Когда зерефы начинают.
Друг за другом следить, искать сомнительный элемент, врагов народа, шпионов и тд. Так было в Китае при секретаре партии Мао, так было в Камбодже при диктаторе Пол Поте. Но особенно гротескный вариант по количеству жертв, приговоренных формально цивилизованными методом через суды – это при режиме Сталина. Если Камбоджа занимает первое место по дикости, а это обычно расстрел и самоуправство на месте, то в СССР репрессий равны по масштабу самому аппарату власти.
Но этот командно-административный режим необязательно социалистический. В Европе, например, во времена святой инквизиции верующие (хорошие христиане) также следили за еретиками (отступниками). То есть, еретик в неформальной иерархии порядочности – это самое дно или человек со дна, он же нарушитель закона и порядка. А в порядке есть свой иерархия веса и значения. Есть конечно и самый первый, самый уважаемый человек – это Папа Римский. Его епископы, есть его люди на местах. Есть добропорядочные христиане. Есть недобропорядочные. Есть, наконец, самое еретиковое дно, – вольнодумцы. Вольнодумцы не только потому, что они делают не как все, а прежде – не как Папа Римский и его люди, а потому что они нарушают традицию, по которой живут все во главе с Папой. Вера она сильно дополняет традицию будней и освещает их. Делает каждый день светлей, наполненным смыслом. И вдруг, приходит какой-то негодяй и плохой человек и говорит – бога нет! Ату его. Ату его, – командуют люди веры. Ату его, – поддерживает обыватель. Ату его, – ревет толпа. Распни его, сожги и повесь! Он не должен жить. Он нарушает порядок. Он есть дно.

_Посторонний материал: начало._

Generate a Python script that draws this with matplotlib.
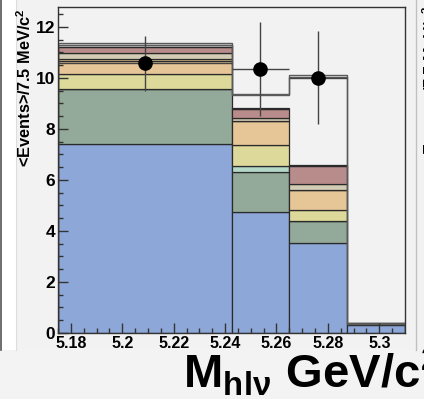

Но мы немного отвлеклись насчет любви зерефов к первому месту. Что они хотят, желают, алчут. Но они желают страстно, если они уже элита, имеют какое-то отношение к знати. Это не возбраняется, наоборот приветствуется. Отсюда феодальная рознь, распри династий, битва престолов. Зерефы или простые люди потому хотят власти тихо, про себя. Мечтают быть знатью. Распоряжаться своей судьбой в первую очередь, а затем и чужими. Они только-только делают свои робкие попытки, начинают мечтать, а как бы взобраться наверх. И тут приходят еретики – вольнодумцы и говорят, раз мечтаешь, то бери. Понравится ли такой ненормальный ход мысли забитому и тихому пока зерефу? В глубине души понравится, но в самой жизни, этот дурак вольнодумец вызовет такой страх и такой испуг, что наш зереф тут же бросит в еретика камень. А затем посмотрит по сторонам, кто это рвение заметил? Кто-нибудь, может быть, заметил. Ведь все друг за другом следят. Ведь даже у стен есть уши. Сам зереф эти стены с дырочками возводил.